> [Given task]: Pictures excluded, return the lines below from the first through the line holding "const yAxisName = 'I(q)';".

> [Recorded data]:
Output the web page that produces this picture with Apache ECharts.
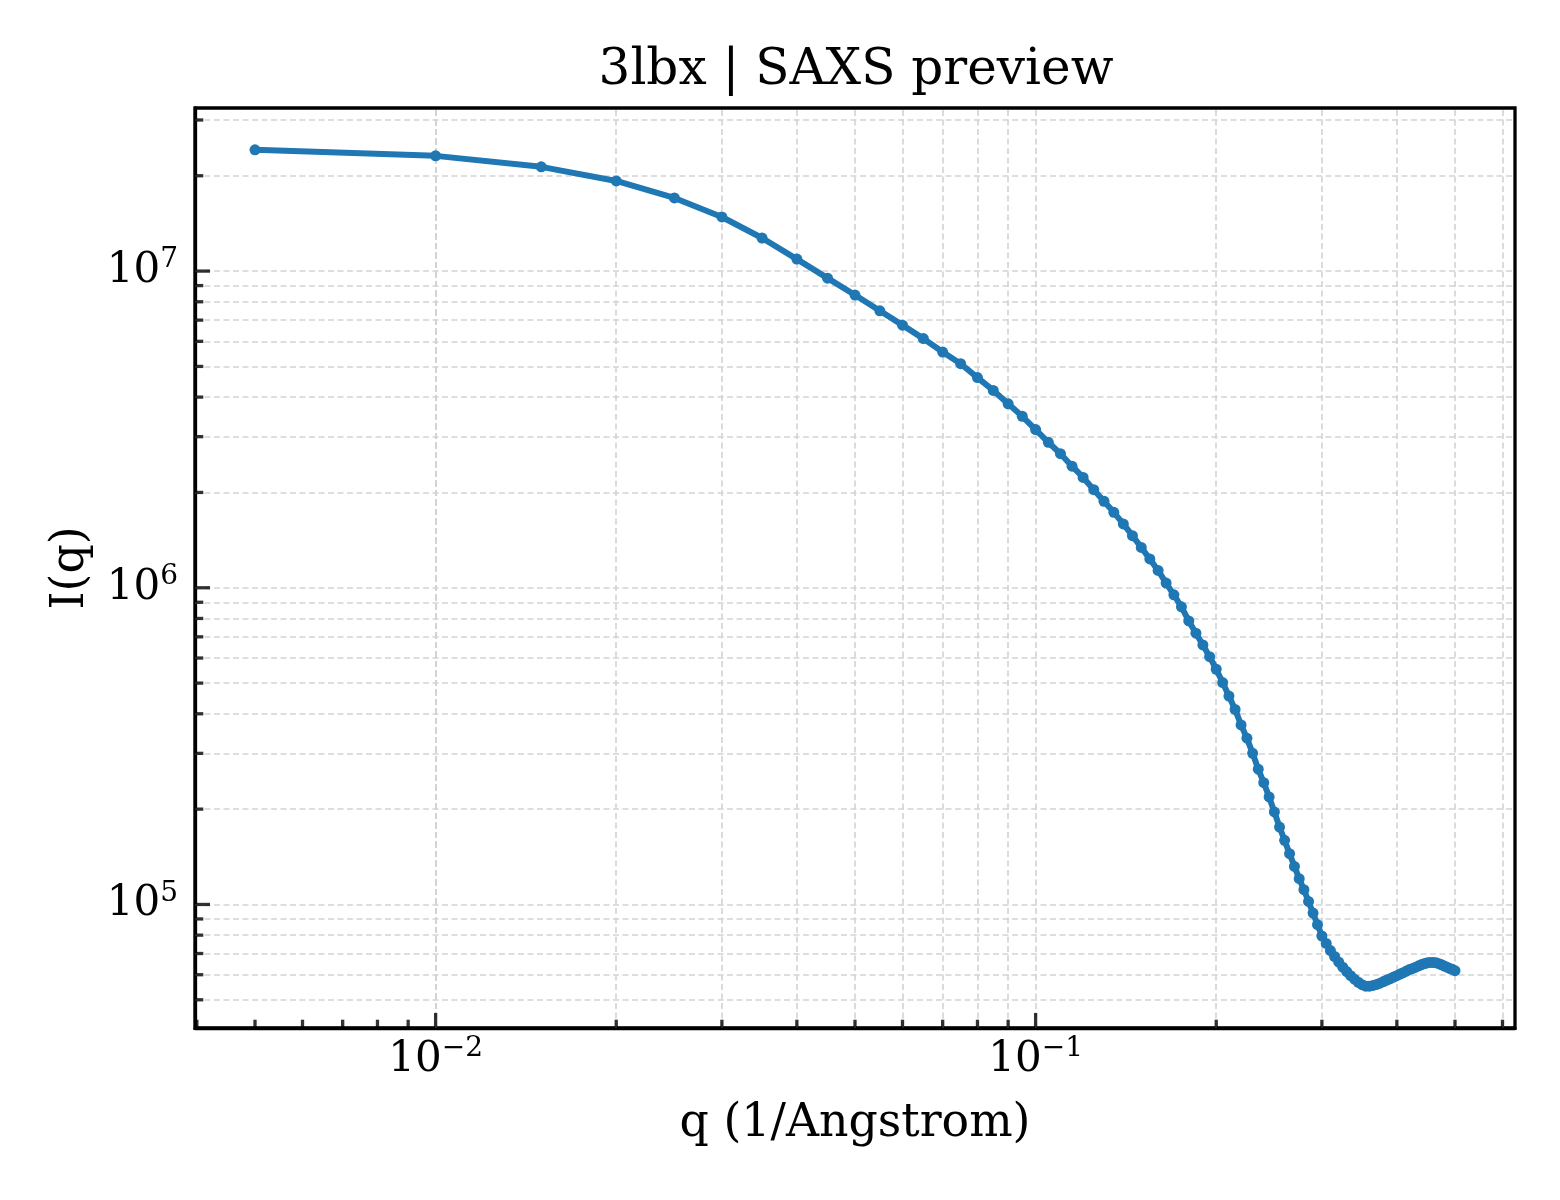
<!DOCTYPE html>
<html>
<head>
<meta charset="utf-8">
<script src="https://cdn.jsdelivr.net/npm/echarts@6/dist/echarts.min.js"></script>
<style>
html,body{margin:0;padding:0;background:#fff;}
#chart{width:1560px;height:1200px;}
</style>
</head>
<body>
<div id="chart"></div>
<script>
// ---------- data ----------
const titleText = '3lbx | SAXS preview';
const xAxisName = 'q (1/Angstrom)';
const yAxisName = 'I(q)';

const q = [
  0.005, 0.010, 0.015, 0.020, 0.025, 0.030, 0.035, 0.040, 0.045, 0.050,
  0.055, 0.060, 0.065, 0.070, 0.075, 0.080, 0.085, 0.090, 0.095, 0.100,
  0.105, 0.110, 0.115, 0.120, 0.125, 0.130, 0.135, 0.140, 0.145, 0.150,
  0.155, 0.160, 0.165, 0.170, 0.175, 0.180, 0.185, 0.190, 0.195, 0.200,
  0.205, 0.210, 0.215, 0.220, 0.225, 0.230, 0.235, 0.240, 0.245, 0.250,
  0.255, 0.260, 0.265, 0.270, 0.275, 0.280, 0.285, 0.290, 0.295, 0.300,
  0.305, 0.310, 0.315, 0.320, 0.325, 0.330, 0.335, 0.340, 0.345, 0.350,
  0.355, 0.360, 0.365, 0.370, 0.375, 0.380, 0.385, 0.390, 0.395, 0.400,
  0.405, 0.410, 0.415, 0.420, 0.425, 0.430, 0.435, 0.440, 0.445, 0.450,
  0.455, 0.460, 0.465, 0.470, 0.475, 0.480, 0.485, 0.490, 0.495, 0.500
];

const intensity = [
  2.415e7, 2.311e7, 2.134e7, 1.926e7, 1.702e7, 1.482e7, 1.272e7, 1.091e7, 9.50e6, 8.40e6,
  7.49e6, 6.75e6, 6.12e6, 5.55e6, 5.10e6, 4.61e6, 4.20e6, 3.81e6, 3.48e6, 3.16e6,
  2.88e6, 2.65e6, 2.42e6, 2.23e6, 2.04e6, 1.876e6, 1.731e6, 1.591e6, 1.461e6, 1.341e6,
  1.233e6, 1.134e6, 1.035e6, 9.50e5, 8.71e5, 7.86e5, 7.19e5, 6.60e5, 6.06e5, 5.53e5,
  5.02e5, 4.55e5, 4.13e5, 3.69e5, 3.35e5, 3.00e5, 2.675e5, 2.424e5, 2.186e5, 1.959e5,
  1.756e5, 1.594e5, 1.447e5, 1.319e5, 1.206e5, 1.113e5, 1.022e5, 9.39e4, 8.63e4, 7.95e4,
  7.53e4, 7.15e4, 6.85e4, 6.58e4, 6.34e4, 6.14e4, 5.96e4, 5.81e4, 5.68e4, 5.58e4,
  5.52e4, 5.52e4, 5.55e4, 5.59e4, 5.64e4, 5.71e4, 5.77e4, 5.83e4, 5.90e4, 5.96e4,
  6.03e4, 6.09e4, 6.16e4, 6.23e4, 6.28e4, 6.34e4, 6.40e4, 6.46e4, 6.51e4, 6.54e4,
  6.56e4, 6.56e4, 6.54e4, 6.50e4, 6.45e4, 6.39e4, 6.34e4, 6.28e4, 6.24e4, 6.18e4
];

const xMajorTicks = [0.01, 0.1];
const yMajorTicks = [1e5, 1e6, 1e7];
const xMinorTicks = [
  0.004, 0.005, 0.006, 0.007, 0.008, 0.009,
  0.02, 0.03, 0.04, 0.05, 0.06, 0.07, 0.08, 0.09,
  0.2, 0.3, 0.4, 0.5, 0.6
];
const yMinorTicks = [
  5e4, 6e4, 7e4, 8e4, 9e4,
  2e5, 3e5, 4e5, 5e5, 6e5, 7e5, 8e5, 9e5,
  2e6, 3e6, 4e6, 5e6, 6e6, 7e6, 8e6, 9e6,
  2e7, 3e7
];

// ---------- helpers ----------
const FONT = 'DejaVu Serif';
function logLimits(arr) {
  const lo = Math.log10(Math.min.apply(null, arr));
  const hi = Math.log10(Math.max.apply(null, arr));
  const m = (hi - lo) * 0.05;
  return [Math.pow(10, lo - m), Math.pow(10, hi + m)];
}
const [xMin, xMax] = logLimits(q);
const [yMin, yMax] = logLimits(intensity);

function powLabel(v) {
  const e = Math.log10(v);
  const r = Math.round(e);
  if (Math.abs(e - r) > 1e-6) return '';
  const ex = r < 0 ? '\u2212' + (-r) : String(r);
  return '{b|10}{s|' + ex + '}';
}
const richLabel = {
  b: { fontFamily: FONT, fontSize: 42, lineHeight: 50, color: '#000' },
  s: { fontFamily: FONT, fontSize: 28, lineHeight: 30, verticalAlign: 'top', color: '#000' }
};
const gridLine = { color: '#d3d3d3', width: 1.6, type: [6, 3.5] };
const spine = { color: '#000', width: 3.3 };
const TICK_W = 3.3, MAJOR_L = 15, MINOR_L = 8.3;

function tickSeries(name, data, horizontal, len) {
  return {
    type: 'scatter', name: name, data: data,
    symbol: 'rect',
    symbolSize: horizontal ? [len, TICK_W] : [TICK_W, len],
    symbolOffset: horizontal ? [len / 2, 0] : [0, -len / 2],
    itemStyle: { color: '#000' }, clip: false, z: 4, silent: true
  };
}

const gridValues = xMajorTicks.concat(xMinorTicks).map(v => ({ xAxis: v }))
  .concat(yMajorTicks.concat(yMinorTicks).map(v => ({ yAxis: v })));

const xMinorSeries = tickSeries('xMinor', xMinorTicks.map(v => [v, yMin]), false, MINOR_L);
xMinorSeries.markLine = {
  silent: true, z: 1, symbol: ['none', 'none'], label: { show: false },
  lineStyle: gridLine, emphasis: { disabled: true }, animation: false,
  data: gridValues
};

const chart = echarts.init(document.getElementById('chart'), null, { renderer: 'canvas' });
chart.setOption({
  animation: false,
  backgroundColor: '#fff',
  title: {
    text: titleText,
    left: 851, top: 41, textAlign: 'center',
    textStyle: { fontFamily: FONT, fontSize: 50, fontWeight: 'normal', color: '#000' }
  },
  grid: {
    left: 195, right: 45, top: 108, bottom: 172,
    show: true, borderColor: '#000', borderWidth: 3.3, backgroundColor: 'transparent'
  },
  xAxis: [{
    type: 'log', logBase: 10, min: xMin, max: xMax,
    name: xAxisName, nameLocation: 'middle', nameGap: 73,
    nameTextStyle: { fontFamily: FONT, fontSize: 45.8, color: '#000' },
    axisLine: { show: true, lineStyle: spine },
    axisTick: { show: false },
    axisLabel: { margin: 7, formatter: powLabel, rich: richLabel, showMinLabel: false, showMaxLabel: false },
    splitLine: { show: false }
  }],
  yAxis: [{
    type: 'log', logBase: 10, min: yMin, max: yMax,
    name: yAxisName, nameLocation: 'middle', nameGap: 101, nameRotate: 90,
    nameTextStyle: { fontFamily: FONT, fontSize: 45.8, color: '#000' },
    axisLine: { show: true, lineStyle: spine },
    axisTick: { show: false },
    axisLabel: { margin: 17, formatter: powLabel, rich: richLabel, showMinLabel: false, showMaxLabel: false },
    splitLine: { show: false }
  }],
  series: [
    xMinorSeries,
    tickSeries('yMinor', yMinorTicks.map(v => [xMin, v]), true, MINOR_L),
    tickSeries('xMajor', xMajorTicks.map(v => [v, yMin]), false, MAJOR_L),
    tickSeries('yMajor', yMajorTicks.map(v => [xMin, v]), true, MAJOR_L),
    {
      type: 'line', name: 'I(q)',
      data: q.map((x, i) => [x, intensity[i]]),
      symbol: 'circle', symbolSize: 11, showSymbol: true, showAllSymbol: true,
      lineStyle: { color: '#1f77b4', width: 6 },
      itemStyle: { color: '#1f77b4' },
      z: 3, silent: true
    }
  ]
});
</script>
</body>
</html>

> [Output below]:
Output the web page that produces this picture with Apache ECharts.
<!DOCTYPE html>
<html>
<head>
<meta charset="utf-8">
<script src="https://cdn.jsdelivr.net/npm/echarts@6/dist/echarts.min.js"></script>
<style>
html,body{margin:0;padding:0;background:#fff;}
#chart{width:1560px;height:1200px;}
</style>
</head>
<body>
<div id="chart"></div>
<script>
// ---------- data ----------
const titleText = '3lbx | SAXS preview';
const xAxisName = 'q (1/Angstrom)';
const yAxisName = 'I(q)';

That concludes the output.